◆ WORK TO BE COMPLETED
Restate each of the lines below word for word and drop every picture.

◆ MATERIAL
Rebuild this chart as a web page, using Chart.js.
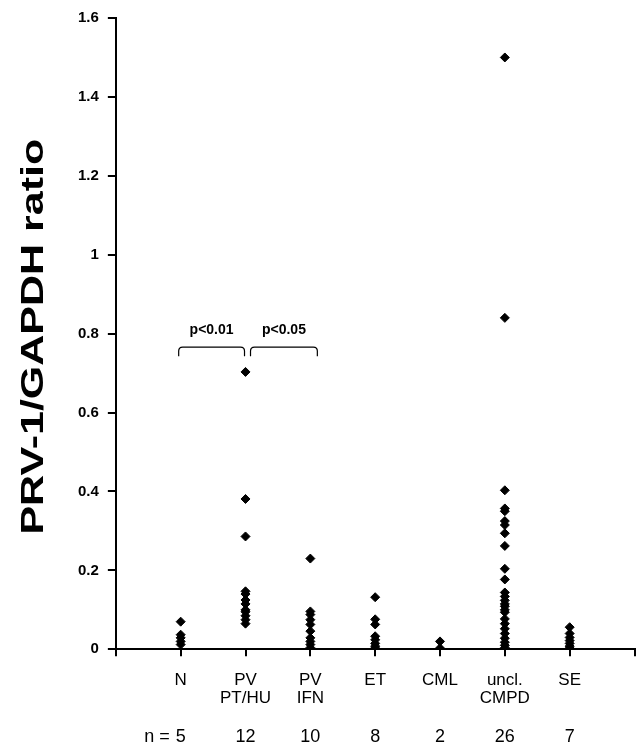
<!DOCTYPE html>
<html>
<head>
<meta charset="utf-8">
<script src="https://cdn.jsdelivr.net/npm/chart.js@4.4.0/dist/chart.umd.min.js"></script>
<style>
  html, body { margin: 0; padding: 0; background: #fff; }
  #wrap { width: 640px; height: 749px; position: relative; }
</style>
</head>
<body>
<div id="wrap"><canvas id="prv-chart"></canvas></div>
<script>
// categories (multi-line tick labels)
const categories = [['N'], ['PV', 'PT/HU'], ['PV', 'IFN'], ['ET'], ['CML'], ['uncl.', 'CMPD'], ['SE']];

// PRV-1/GAPDH ratio per patient
const nVals = [0.07, 0.037, 0.029, 0.02, 0.012];
const pvPtHuVals = [0.703, 0.381, 0.286, 0.147, 0.14, 0.125, 0.115, 0.1, 0.095, 0.085, 0.075, 0.065];
const pvIfnVals = [0.23, 0.096, 0.088, 0.075, 0.063, 0.046, 0.029, 0.02, 0.012, 0.004];
const etVals = [0.132, 0.076, 0.063, 0.033, 0.024, 0.015, 0.008, 0.003];
const cmlVals = [0.02, 0.003];
const unclVals = [1.5, 0.84, 0.403, 0.357, 0.35, 0.325, 0.315, 0.294, 0.262, 0.204, 0.177, 0.144, 0.134,
                  0.124, 0.115, 0.109, 0.1, 0.094, 0.077, 0.065, 0.052, 0.04, 0.028, 0.018, 0.01, 0.004];
const seVals = [0.056, 0.04, 0.03, 0.022, 0.015, 0.008, 0.003];

const groups = [nVals, pvPtHuVals, pvIfnVals, etVals, cmlVals, unclVals, seVals];

const yTicks = [0, 0.2, 0.4, 0.6, 0.8, 1, 1.2, 1.4, 1.6];
const pLabels = ['p<0.01', 'p<0.05'];
const pPairs = [[0, 1], [1, 2]];
const yTitle = 'PRV-1/GAPDH ratio';

const points = [];
groups.forEach((vals, i) => vals.forEach(v => points.push({ x: i + 1, y: v })));

Chart.defaults.font.family = "'Liberation Sans', Arial, sans-serif";
Chart.defaults.color = '#000';

// title, brackets with p values, and the n = row
const extras = {
  id: 'extras',
  afterDraw(chart) {
    const { ctx, chartArea, scales: { x, y } } = chart;
    ctx.save();
    ctx.fillStyle = '#000';
    ctx.strokeStyle = '#000';

    // y axis title, squeezed like the original
    ctx.save();
    ctx.translate(43, (chartArea.top + chartArea.bottom) / 2 + 3);
    ctx.rotate(-Math.PI / 2);
    ctx.scale(1, 0.75);
    ctx.font = "bold 43px 'Liberation Sans', Arial, sans-serif";
    ctx.textAlign = 'center';
    ctx.textBaseline = 'alphabetic';
    ctx.fillText(yTitle, 0, 0);
    ctx.restore();

    // brackets
    const top = y.getPixelForValue(0.766);
    const bot = y.getPixelForValue(0.743);
    const r = 4;
    pPairs.forEach(([a, b], i) => {
      const x1 = x.getPixelForValue(a + 1) + (i ? 5 : -2);
      const x2 = x.getPixelForValue(b + 1) + (i ? 7 : -1);
      ctx.lineWidth = 1.2;
      ctx.beginPath();
      ctx.moveTo(x1, bot);
      ctx.lineTo(x1, top + r);
      ctx.quadraticCurveTo(x1, top, x1 + r, top);
      ctx.lineTo(x2 - r, top);
      ctx.quadraticCurveTo(x2, top, x2, top + r);
      ctx.lineTo(x2, bot);
      ctx.stroke();
      ctx.font = "bold 14px 'Liberation Sans', Arial, sans-serif";
      ctx.textAlign = 'center';
      ctx.textBaseline = 'middle';
      ctx.fillText(pLabels[i], (x1 + x2) / 2, y.getPixelForValue(0.809));
    });

    // n = row
    ctx.font = "18px 'Liberation Sans', Arial, sans-serif";
    ctx.textBaseline = 'middle';
    const rowY = 737;
    groups.forEach((vals, i) => {
      const px = x.getPixelForValue(i + 1);
      ctx.textAlign = 'center';
      ctx.fillText(String(vals.length), px, rowY);
      if (i === 0) {
        ctx.textAlign = 'right';
        ctx.fillText('n =', px - 11, rowY);
      }
    });
    ctx.restore();
  }
};

new Chart(document.getElementById('prv-chart'), {
  type: 'scatter',
  data: {
    datasets: [{
      data: points,
      pointStyle: 'rectRot',
      pointRadius: 4.5,
      pointBorderWidth: 1,
      backgroundColor: '#000',
      borderColor: '#000'
    }]
  },
  options: {
    responsive: true,
    maintainAspectRatio: false,
    animation: false,
    layout: { padding: { left: 69, top: 17, right: 1, bottom: 27 } },
    plugins: {
      legend: { display: false },
      tooltip: { enabled: false }
    },
    scales: {
      x: {
        type: 'linear',
        min: 0,
        max: 8,
        afterBuildTicks: axis => {
          axis.ticks = [0, 1, 2, 3, 4, 5, 6, 7, 8].map(v => ({ value: v }));
        },
        afterFit: axis => {
          axis.paddingRight = 0;
        },
        ticks: {
          autoSkip: false,
          maxRotation: 0,
          padding: 15,
          font: { size: 17, lineHeight: 1.05 },
          callback: v => categories[v - 1] || ''
        },
        grid: {
          drawOnChartArea: false,
          color: '#000',
          lineWidth: 2,
          tickLength: 7,
          tickWidth: 2
        },
        border: { color: '#000', width: 2 }
      },
      y: {
        min: 0,
        max: 1.6,
        afterBuildTicks: axis => {
          axis.ticks = yTicks.map(v => ({ value: v }));
        },
        ticks: {
          padding: 9,
          font: { size: 15, weight: 'bold' },
          callback: v => String(v)
        },
        grid: {
          drawOnChartArea: false,
          color: '#000',
          lineWidth: 2,
          tickLength: 8,
          tickWidth: 2
        },
        border: { color: '#000', width: 2 }
      }
    }
  },
  plugins: [extras]
});
</script>
</body>
</html>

◆ TASK RESPONSE
Rebuild this chart as a web page, using Chart.js.
<!DOCTYPE html>
<html>
<head>
<meta charset="utf-8">
<script src="https://cdn.jsdelivr.net/npm/chart.js@4.4.0/dist/chart.umd.min.js"></script>
<style>
  html, body { margin: 0; padding: 0; background: #fff; }
  #wrap { width: 640px; height: 749px; position: relative; }
</style>
</head>
<body>
<div id="wrap"><canvas id="prv-chart"></canvas></div>
<script>
// categories (multi-line tick labels)
const categories = [['N'], ['PV', 'PT/HU'], ['PV', 'IFN'], ['ET'], ['CML'], ['uncl.', 'CMPD'], ['SE']];

// PRV-1/GAPDH ratio per patient
const nVals = [0.07, 0.037, 0.029, 0.02, 0.012];
const pvPtHuVals = [0.703, 0.381, 0.286, 0.147, 0.14, 0.125, 0.115, 0.1, 0.095, 0.085, 0.075, 0.065];
const pvIfnVals = [0.23, 0.096, 0.088, 0.075, 0.063, 0.046, 0.029, 0.02, 0.012, 0.004];
const etVals = [0.132, 0.076, 0.063, 0.033, 0.024, 0.015, 0.008, 0.003];
const cmlVals = [0.02, 0.003];
const unclVals = [1.5, 0.84, 0.403, 0.357, 0.35, 0.325, 0.315, 0.294, 0.262, 0.204, 0.177, 0.144, 0.134,
                  0.124, 0.115, 0.109, 0.1, 0.094, 0.077, 0.065, 0.052, 0.04, 0.028, 0.018, 0.01, 0.004];
const seVals = [0.056, 0.04, 0.03, 0.022, 0.015, 0.008, 0.003];

const groups = [nVals, pvPtHuVals, pvIfnVals, etVals, cmlVals, unclVals, seVals];

const yTicks = [0, 0.2, 0.4, 0.6, 0.8, 1, 1.2, 1.4, 1.6];
const pLabels = ['p<0.01', 'p<0.05'];
const pPairs = [[0, 1], [1, 2]];
const yTitle = 'PRV-1/GAPDH ratio';

const points = [];
groups.forEach((vals, i) => vals.forEach(v => points.push({ x: i + 1, y: v })));

Chart.defaults.font.family = "'Liberation Sans', Arial, sans-serif";
Chart.defaults.color = '#000';

// title, brackets with p values, and the n = row
const extras = {
  id: 'extras',
  afterDraw(chart) {
    const { ctx, chartArea, scales: { x, y } } = chart;
    ctx.save();
    ctx.fillStyle = '#000';
    ctx.strokeStyle = '#000';

    // y axis title, squeezed like the original
    ctx.save();
    ctx.translate(43, (chartArea.top + chartArea.bottom) / 2 + 3);
    ctx.rotate(-Math.PI / 2);
    ctx.scale(1, 0.75);
    ctx.font = "bold 43px 'Liberation Sans', Arial, sans-serif";
    ctx.textAlign = 'center';
    ctx.textBaseline = 'alphabetic';
    ctx.fillText(yTitle, 0, 0);
    ctx.restore();

    // brackets
    const top = y.getPixelForValue(0.766);
    const bot = y.getPixelForValue(0.743);
    const r = 4;
    pPairs.forEach(([a, b], i) => {
      const x1 = x.getPixelForValue(a + 1) + (i ? 5 : -2);
      const x2 = x.getPixelForValue(b + 1) + (i ? 7 : -1);
      ctx.lineWidth = 1.2;
      ctx.beginPath();
      ctx.moveTo(x1, bot);
      ctx.lineTo(x1, top + r);
      ctx.quadraticCurveTo(x1, top, x1 + r, top);
      ctx.lineTo(x2 - r, top);
      ctx.quadraticCurveTo(x2, top, x2, top + r);
      ctx.lineTo(x2, bot);
      ctx.stroke();
      ctx.font = "bold 14px 'Liberation Sans', Arial, sans-serif";
      ctx.textAlign = 'center';
      ctx.textBaseline = 'middle';
      ctx.fillText(pLabels[i], (x1 + x2) / 2, y.getPixelForValue(0.809));
    });

    // n = row
    ctx.font = "18px 'Liberation Sans', Arial, sans-serif";
    ctx.textBaseline = 'middle';
    const rowY = 737;
    groups.forEach((vals, i) => {
      const px = x.getPixelForValue(i + 1);
      ctx.textAlign = 'center';
      ctx.fillText(String(vals.length), px, rowY);
      if (i === 0) {
        ctx.textAlign = 'right';
        ctx.fillText('n =', px - 11, rowY);
      }
    });
    ctx.restore();
  }
};

new Chart(document.getElementById('prv-chart'), {
  type: 'scatter',
  data: {
    datasets: [{
      data: points,
      pointStyle: 'rectRot',
      pointRadius: 4.5,
      pointBorderWidth: 1,
      backgroundColor: '#000',
      borderColor: '#000'
    }]
  },
  options: {
    responsive: true,
    maintainAspectRatio: false,
    animation: false,
    layout: { padding: { left: 69, top: 17, right: 1, bottom: 27 } },
    plugins: {
      legend: { display: false },
      tooltip: { enabled: false }
    },
    scales: {
      x: {
        type: 'linear',
        min: 0,
        max: 8,
        afterBuildTicks: axis => {
          axis.ticks = [0, 1, 2, 3, 4, 5, 6, 7, 8].map(v => ({ value: v }));
        },
        afterFit: axis => {
          axis.paddingRight = 0;
        },
        ticks: {
          autoSkip: false,
          maxRotation: 0,
          padding: 15,
          font: { size: 17, lineHeight: 1.05 },
          callback: v => categories[v - 1] || ''
        },
        grid: {
          drawOnChartArea: false,
          color: '#000',
          lineWidth: 2,
          tickLength: 7,
          tickWidth: 2
        },
        border: { color: '#000', width: 2 }
      },
      y: {
        min: 0,
        max: 1.6,
        afterBuildTicks: axis => {
          axis.ticks = yTicks.map(v => ({ value: v }));
        },
        ticks: {
          padding: 9,
          font: { size: 15, weight: 'bold' },
          callback: v => String(v)
        },
        grid: {
          drawOnChartArea: false,
          color: '#000',
          lineWidth: 2,
          tickLength: 8,
          tickWidth: 2
        },
        border: { color: '#000', width: 2 }
      }
    }
  },
  plugins: [extras]
});
</script>
</body>
</html>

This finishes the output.